Music producers use their extensive musical and technical studio experience to oversee all aspects of a recording session, including assisting with mixing, mastering, and recording. This occupation is ideal for those with a keen ear who love keeping up with the latest songs and recording artists. Although educational requirements vary, a bachelor's degree in music production is the most common credential for aspiring music producers. These programs sometimes include an internship that provides experience overseeing the entire production process.
|Degree Level||Bachelor's degree most common|
|Degree Field(s)||Music production or music|
|Experience||Recording engineer experience valuable|
|Key Skills||Musical aptitude; strong listening and interpersonal skills; familiarity with audio equipment and software|
|Required Education||Bachelor's degree in music production|
|Projected Job Growth||5% for all music directors and composers from 2012-2022*|
|Median Salary (October 2014)||$48,858 annually**|
Source: *U.S. Bureau of Labor Statistics, **PayScale.com
Music Producer Job Summary
Music producers should be able to bring out the best in recording artists through their knowledge of vocal and instrumental arrangements. Some producers hire musicians and singers to perform selected songs; other producers are hired by bands or solo artists to oversee recording sessions. Music producers may also confer with directors of movies or television programs in order to determine the placement of a song.
Many producers are experienced recording engineers, which allows them to bring additional technical capabilities to a project. They can assist audio engineers in the mixing, mastering, and recording process. Some producers may have expertise in a particular style of music, such as rock or classical; others may work for a recording studio producing the music of artists that are under contract.
Although there's no standard level of education needed to become a music producer, many colleges offer music production programs - traditionally at the bachelor's degree level. These four-year programs cover a broad range of courses to expose students to recording arts technology and the music business as a whole.
Sample course topics include:
- Recording industry law and ethics
- Sound editing techniques
- Digital audio software
- Electronic music
Students may need to either produce a full-length recording or participate in an internship in order to graduate. Baccalaureate programs may result in a Bachelor of Science in Music Production or a Bachelor of Music with an emphasis in production.

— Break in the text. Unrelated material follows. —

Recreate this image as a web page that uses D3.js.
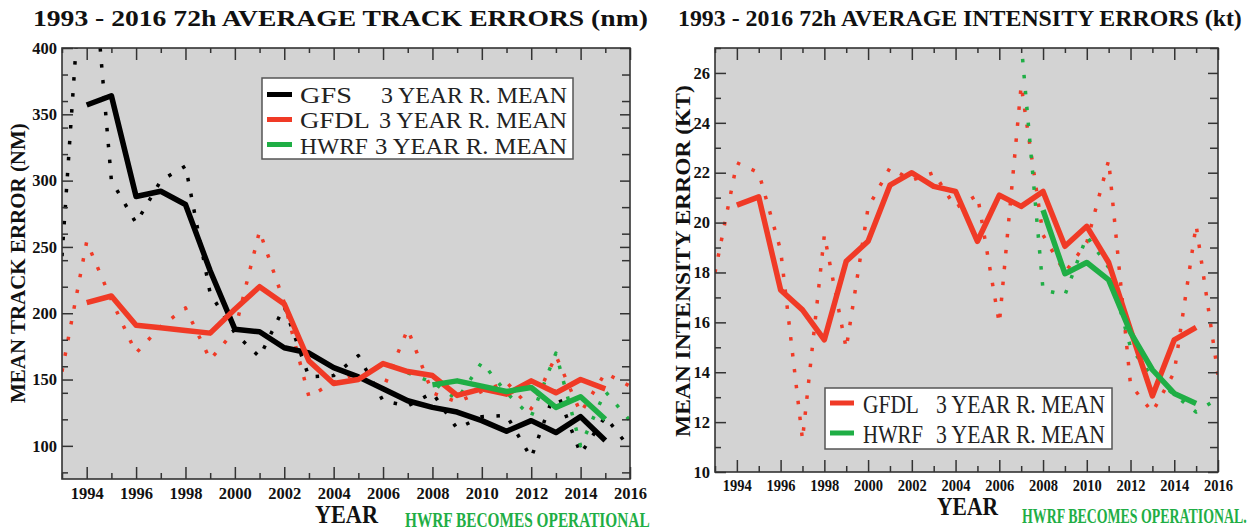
<!DOCTYPE html>
<html><head><meta charset="utf-8">
<script src="https://cdn.jsdelivr.net/npm/d3@7"></script>
<style>body{margin:0;background:#fff}svg{display:block}</style>
</head><body>
<svg id="c" width="1254" height="531"></svg>
<script>
// ---------- DATA ----------
const years = [1993,1994,1995,1996,1997,1998,1999,2000,2001,2002,2003,2004,2005,2006,2007,2008,2009,2010,2011,2012,2013,2014,2015,2016];
const meanYears = [1994,1995,1996,1997,1998,1999,2000,2001,2002,2003,2004,2005,2006,2007,2008,2009,2010,2011,2012,2013,2014,2015];
const hwrfYears = [2007,2008,2009,2010,2011,2012,2013,2014,2015,2016];
const hwrfMeanYears = [2008,2009,2010,2011,2012,2013,2014,2015];

const yearTicks = [1994,1996,1998,2000,2002,2004,2006,2008,2010,2012,2014,2016];
const trackTicks = [100,150,200,250,300,350,400];
const intTicks = [10,12,14,16,18,20,22,24,26];

// Track errors (nm)
const gfsTrack      = [243,520,300,268,300,311,215,185,167,205,152,153,168,134,130,140,113,122,123,91,143,94,122,98];
const gfsTrackMean  = [357,364,288,292,282,232,188,186,174,170,159,152,143,134,129,125.5,119,111,119,110,122,104];
const gfdlTrack     = [156,254,210,170,190,204,165,187,262,208,137,148,155,143,188,140,133,141,148,128,168,125,155,145];
const gfdlTrackMean = [208,213,191,189,187,185,203,220,207,164,147,150,162,156,153,138,143,139,149,140,150,143];
const hwrfTrack     = [155,148,135,163,140,122,170,100,141,119];
const hwrfTrackMean = [146,149,145,141,144,129,137,120];

// Intensity errors (kt)
const gfdlInt     = [18.0,22.4,22.0,18.9,11.3,19.5,14.95,20.6,22.2,21.7,22.0,20.6,21.1,15.95,25.5,19.5,18.0,19.2,22.5,13.5,12.4,14.0,19.9,13.9];
const gfdlIntMean = [20.7,21.03,17.3,16.5,15.3,18.45,19.25,21.5,22.0,21.45,21.25,19.25,21.1,20.65,21.25,19.05,19.85,18.4,15.7,13.05,15.3,15.8];
const hwrfInt     = [27.2,17.3,17.1,19.45,18.2,15.0,13.8,13.1,12.4,12.95];
const hwrfIntMean = [20.5,17.95,18.4,17.7,15.6,14.1,13.15,12.75];

const legendTrack = ["GFS","GFDL","HWRF"];
const legendInt = ["GFDL","HWRF"];

// ---------- STYLE ----------
const serif = "'Liberation Serif','Times New Roman',serif";
const BLACK = "#000", RED = "#f03a26", GREEN = "#1fae45", GRAY = "#d3d3d3", AX = "#333";

const svg = d3.select('#c');

function panel(cfg){
  const {L,R,T,B,id} = cfg;
  const x = d3.scaleLinear().domain([1993,2016]).range([L,R]);
  const y = d3.scaleLinear().domain(cfg.yDomain).range([B,T]);
  const g = svg.append('g');
  g.append('clipPath').attr('id',id).append('rect')
    .attr('x',L).attr('y',T).attr('width',R-L).attr('height',B-T);
  g.append('rect').attr('x',L).attr('y',T).attr('width',R-L).attr('height',B-T).attr('fill',GRAY);

  const line = d3.line().x(d=>x(d[0])).y(d=>y(d[1]));
  const plot = g.append('g').attr('clip-path',`url(#${id})`);
  cfg.series.forEach(s=>{
    const pts = s.years.map((yr,i)=>[yr,s.values[i]]);
    plot.append('path').attr('d',line(pts)).attr('fill','none')
      .attr('stroke',s.color)
      .attr('stroke-width', s.dotted ? 3.5 : 5.5)
      .attr('stroke-dasharray', s.dotted ? '3.5,12.5' : null)
      .attr('stroke-linecap','butt')
      .attr('stroke-linejoin','round');
  });

  const style = sel => { sel.select('.domain').remove();
    sel.selectAll('line').attr('stroke',AX).attr('stroke-width',1.5); };
  const minorX = x.ticks(23).filter(v=>!yearTicks.includes(v));
  const minorY = y.ticks(cfg.minorCount).filter(v=>!cfg.yTicks.includes(v));

  // bottom
  const bx = g.append('g').attr('transform',`translate(0,${B})`)
    .call(d3.axisBottom(x).tickValues(yearTicks).tickSize(-12).tickPadding(8).tickFormat(d3.format('d')));
  style(bx);
  bx.selectAll('text').attr('font-family',serif).attr('font-weight','bold')
    .attr('font-size',cfg.xFont).attr('fill','#111')
    .attr('textLength',cfg.xLabW).attr('lengthAdjust','spacingAndGlyphs');
  g.append('g').attr('transform',`translate(0,${B})`)
    .call(d3.axisBottom(x).tickValues(minorX).tickSize(-6).tickFormat('')).call(style);
  // top
  g.append('g').attr('transform',`translate(0,${T})`)
    .call(d3.axisTop(x).tickValues(yearTicks).tickSize(-12).tickFormat('')).call(style);
  g.append('g').attr('transform',`translate(0,${T})`)
    .call(d3.axisTop(x).tickValues(minorX).tickSize(-5).tickFormat('')).call(style);
  // left
  const ly = g.append('g').attr('transform',`translate(${L},0)`)
    .call(d3.axisLeft(y).tickValues(cfg.yTicks).tickSize(-11).tickPadding(5).tickFormat(d3.format('d')));
  style(ly);
  ly.selectAll('text').attr('font-family',serif).attr('font-weight','bold')
    .attr('font-size',cfg.yFont).attr('fill','#111');
  g.append('g').attr('transform',`translate(${L},0)`)
    .call(d3.axisLeft(y).tickValues(minorY).tickSize(-6).tickFormat('')).call(style);
  // right
  g.append('g').attr('transform',`translate(${R},0)`)
    .call(d3.axisRight(y).tickValues(cfg.yTicks).tickSize(-10).tickFormat('')).call(style);
  g.append('g').attr('transform',`translate(${R},0)`)
    .call(d3.axisRight(y).tickValues(minorY).tickSize(-8).tickFormat('')).call(style);

  // frame
  g.append('rect').attr('x',L).attr('y',T).attr('width',R-L).attr('height',B-T)
    .attr('fill','none').attr('stroke',AX).attr('stroke-width',1.6);
  return g;
}

// text fitted to a target width by a horizontal scale transform
function txt(s, x, y, size, opt={}){
  const t = svg.append('text').text(s).attr('x',0).attr('y',0)
    .attr('font-family',serif).attr('font-size',size)
    .attr('font-weight', opt.bold===false ? 'normal' : 'bold')
    .attr('fill', opt.fill || '#111');
  if (opt.anchor) t.attr('text-anchor',opt.anchor);
  let sx = 1;
  if (opt.w) { const nat = t.node().getComputedTextLength(); if (nat>0) sx = opt.w/nat; }
  t.attr('transform',`translate(${x},${y})${opt.rot?' rotate(-90)':''} scale(${sx},1)`);
  return t;
}

// ---------- LEFT PANEL ----------
panel({id:'clipL', L:62, R:630, T:48, B:479, yDomain:[75,400], yTicks:trackTicks, minorCount:13,
  xFont:17, xLabW:33, yFont:16.5,
  series:[
    {years:years, values:gfsTrack, color:BLACK, dotted:true},
    {years:years, values:gfdlTrack, color:RED, dotted:true},
    {years:hwrfYears, values:hwrfTrack, color:GREEN, dotted:true},
    {years:meanYears, values:gfsTrackMean, color:BLACK},
    {years:meanYears, values:gfdlTrackMean, color:RED},
    {years:hwrfMeanYears, values:hwrfTrackMean, color:GREEN}
  ]});

txt('1993 - 2016  72h AVERAGE TRACK ERRORS (nm)', 33, 26, 23, {w:615});
txt('MEAN TRACK ERROR (NM)', 25, 403, 20, {w:280, rot:true});
txt('YEAR', 315, 523, 25, {w:63});
txt('HWRF BECOMES OPERATIONAL', 405, 527, 21, {w:245, fill:GREEN});

// legend left
svg.append('rect').attr('x',262).attr('y',78).attr('width',311).attr('height',81)
  .attr('fill','#fff').attr('stroke','#555').attr('stroke-width',1.5);
[BLACK,RED,GREEN].forEach((c,i)=>{
  svg.append('line').attr('x1',267).attr('x2',292).attr('y1',94.5+25*i).attr('y2',94.5+25*i)
    .attr('stroke',c).attr('stroke-width',5);
  const by = 102.5+25.5*i;
  txt(legendTrack[i], 300, by, 23, {bold:false, fill:'#222', w:[52,70,68][i]});
  txt('3 YEAR R. MEAN', 567, by, 23, {bold:false, fill:'#222', anchor:'end', w:[186,188,192][i]});
});

// ---------- RIGHT PANEL ----------
panel({id:'clipR', L:715, R:1218, T:48, B:472, yDomain:[10,27], yTicks:intTicks, minorCount:17,
  xFont:16, xLabW:29, yFont:16.5,
  series:[
    {years:years, values:gfdlInt, color:RED, dotted:true},
    {years:hwrfYears, values:hwrfInt, color:GREEN, dotted:true},
    {years:meanYears, values:gfdlIntMean, color:RED},
    {years:hwrfMeanYears, values:hwrfIntMean, color:GREEN}
  ]});

txt('1993 - 2016 72h AVERAGE INTENSITY ERRORS (kt)', 678, 26, 23, {w:564});
txt('MEAN INTENSITY ERROR (KT)', 690, 437, 21.5, {w:352, rot:true});
txt('YEAR', 937, 515, 25, {w:61});
txt('HWRF BECOMES OPERATIONAL.', 1022, 523, 20, {w:225, fill:GREEN});

// legend right
svg.append('rect').attr('x',825).attr('y',388).attr('width',287).attr('height',61)
  .attr('fill','#fff').attr('stroke','#555').attr('stroke-width',1.5);
[RED,GREEN].forEach((c,i)=>{
  svg.append('line').attr('x1',830).attr('x2',854).attr('y1',403+30*i).attr('y2',403+30*i)
    .attr('stroke',c).attr('stroke-width',5);
  txt(legendInt[i], 863, 413+30*i, 26, {bold:false, fill:'#222', w:i===0?56:60});
  txt('3 YEAR R. MEAN', 1105, 413+30*i, 26, {bold:false, fill:'#222', anchor:'end', w:169});
});
</script>
</body></html>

The U.S. Bureau of Labor Statistics (BLS) projected that employment of music directors and composers, a group that includes music producers, was expected to grow five percent during the 2012-2022 period. The BLS further noted that competition for full-time jobs in this field will be strong. Cities that feature a large concentration of recording studios, such as New York, Chicago, Los Angeles, and Nashville, offer better job prospects for all musicians.